[Source code of charts]
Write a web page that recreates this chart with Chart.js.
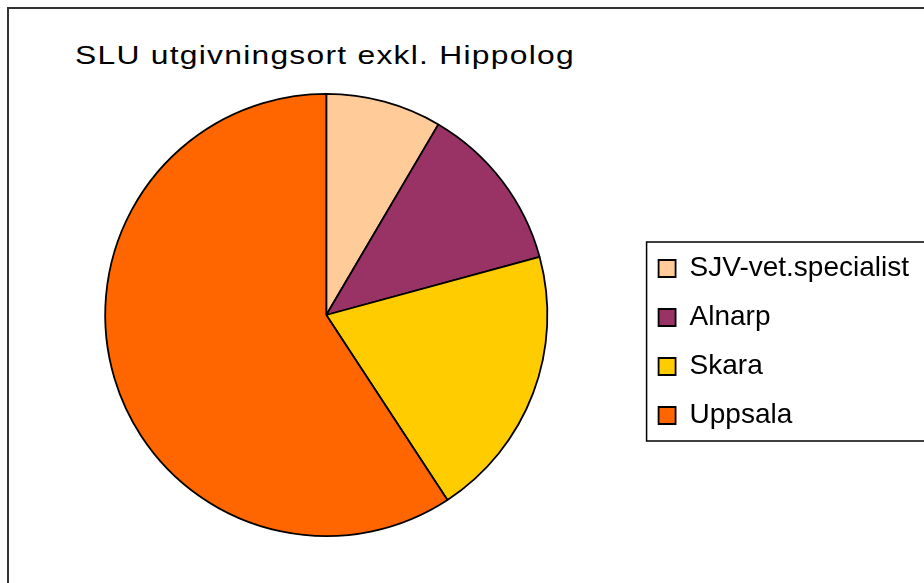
<!DOCTYPE html>
<html>
<head>
<meta charset="utf-8">
<script src="https://cdn.jsdelivr.net/npm/chart.js@4"></script>
<style>
  html, body { margin: 0; padding: 0; background: #fff; }
  body { width: 924px; height: 583px; overflow: hidden; position: relative; }
  #frame { position: absolute; left: 7px; top: 7px; width: 1000px; height: 1000px; border: 2px solid #333; box-sizing: border-box; }
  #title { position: absolute; left: 75px; top: 40px; font-family: 'Liberation Sans', Arial, sans-serif; font-size: 26.5px; letter-spacing: 1.05px; color: #000; white-space: nowrap; transform: scaleX(1.2); transform-origin: 0 0; }
  #wrap { position: absolute; left: 0; top: 0; width: 924px; height: 583px; }
</style>
</head>
<body>
<div id="frame"></div>
<div id="title">SLU utgivningsort exkl. Hippolog</div>
<div id="wrap"><canvas id="pie"></canvas></div>
<script>
// ── SLU publication place pie ──
const places = ['SJV-vet.specialist', 'Alnarp', 'Skara', 'Uppsala'];
const counts = [11, 16, 26, 77];
const sliceColors = ['#FFCC99', '#993366', '#FFCC00', '#FF6600'];

// legend sits a bit lower than the pie centre, boxed like the Excel original
const legendDrop = 27;
const legendFrame = {
  id: 'legendFrame',
  afterLayout(chart) {
    const lg = chart.legend;
    lg.top += legendDrop;
    lg.bottom += legendDrop;
  },
  afterDraw(chart) {
    const lg = chart.legend;
    const boxes = lg.legendHitBoxes;
    if (!boxes || !boxes.length) return;
    const first = boxes[0], last = boxes[boxes.length - 1];
    const ctx = chart.ctx;
    ctx.save();
    ctx.strokeStyle = '#000';
    ctx.lineWidth = 1.5;
    ctx.strokeRect(lg.left + 9, first.top - 12.5, chart.width, last.top + last.height - first.top + 24);
    ctx.restore();
  }
};

new Chart(document.getElementById('pie'), {
  type: 'pie',
  data: {
    labels: places,
    datasets: [{
      data: counts,
      backgroundColor: sliceColors,
      borderColor: '#000',
      borderWidth: 1.8
    }]
  },
  options: {
    responsive: true, maintainAspectRatio: false,
    animation: false,
    layout: { padding: { left: 15, right: 5, top: 93, bottom: 46 } },
    plugins: {
      tooltip: { enabled: false },
      legend: {
        position: 'right',
        labels: {
          boxWidth: 17, boxHeight: 17, padding: 21, color: '#000',
          font: { family: "'Liberation Sans', Arial, sans-serif", size: 28 }
        }
      }
    }
  },
  plugins: [legendFrame]
});
</script>
</body>
</html>
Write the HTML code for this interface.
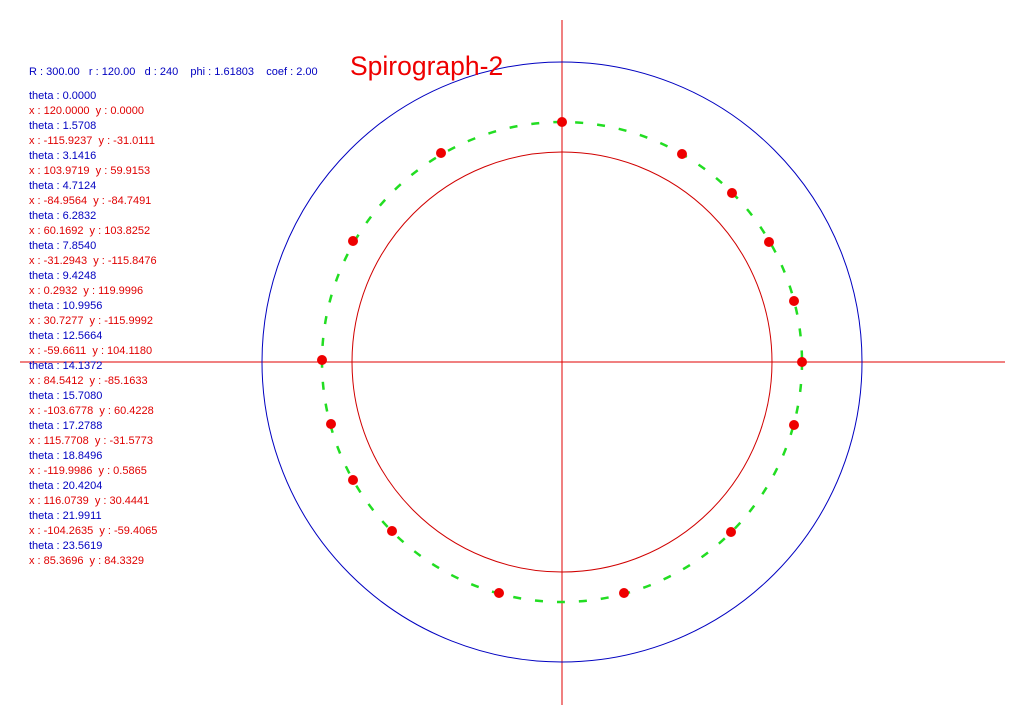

Your objective
Quote the material in full and exactly; do not carry over its pictures.

Response to this task
Write a web page that recreates this chart with Chart.js.
<!DOCTYPE html>
<html>
<head>
<meta charset="utf-8">
<script src="https://cdn.jsdelivr.net/npm/chart.js@4"></script>
<style>
  html, body { margin: 0; padding: 0; background: #fff; }
  body { width: 924px; height: 583px; overflow: hidden; position: relative; }
  #frame { position: absolute; left: 7px; top: 7px; width: 1000px; height: 1000px; border: 2px solid #333; box-sizing: border-box; }
  #title { position: absolute; left: 75px; top: 40px; font-family: 'Liberation Sans', Arial, sans-serif; font-size: 26.5px; letter-spacing: 1.05px; color: #000; white-space: nowrap; transform: scaleX(1.2); transform-origin: 0 0; }
  #wrap { position: absolute; left: 0; top: 0; width: 924px; height: 583px; }
</style>
</head>
<body>
<div id="frame"></div>
<div id="title">SLU utgivningsort exkl. Hippolog</div>
<div id="wrap"><canvas id="pie"></canvas></div>
<script>
// ── SLU publication place pie ──
const places = ['SJV-vet.specialist', 'Alnarp', 'Skara', 'Uppsala'];
const counts = [11, 16, 26, 77];
const sliceColors = ['#FFCC99', '#993366', '#FFCC00', '#FF6600'];

// legend sits a bit lower than the pie centre, boxed like the Excel original
const legendDrop = 27;
const legendFrame = {
  id: 'legendFrame',
  afterLayout(chart) {
    const lg = chart.legend;
    lg.top += legendDrop;
    lg.bottom += legendDrop;
  },
  afterDraw(chart) {
    const lg = chart.legend;
    const boxes = lg.legendHitBoxes;
    if (!boxes || !boxes.length) return;
    const first = boxes[0], last = boxes[boxes.length - 1];
    const ctx = chart.ctx;
    ctx.save();
    ctx.strokeStyle = '#000';
    ctx.lineWidth = 1.5;
    ctx.strokeRect(lg.left + 9, first.top - 12.5, chart.width, last.top + last.height - first.top + 24);
    ctx.restore();
  }
};

new Chart(document.getElementById('pie'), {
  type: 'pie',
  data: {
    labels: places,
    datasets: [{
      data: counts,
      backgroundColor: sliceColors,
      borderColor: '#000',
      borderWidth: 1.8
    }]
  },
  options: {
    responsive: true, maintainAspectRatio: false,
    animation: false,
    layout: { padding: { left: 15, right: 5, top: 93, bottom: 46 } },
    plugins: {
      tooltip: { enabled: false },
      legend: {
        position: 'right',
        labels: {
          boxWidth: 17, boxHeight: 17, padding: 21, color: '#000',
          font: { family: "'Liberation Sans', Arial, sans-serif", size: 28 }
        }
      }
    }
  },
  plugins: [legendFrame]
});
</script>
</body>
</html>
Write the HTML code for this interface.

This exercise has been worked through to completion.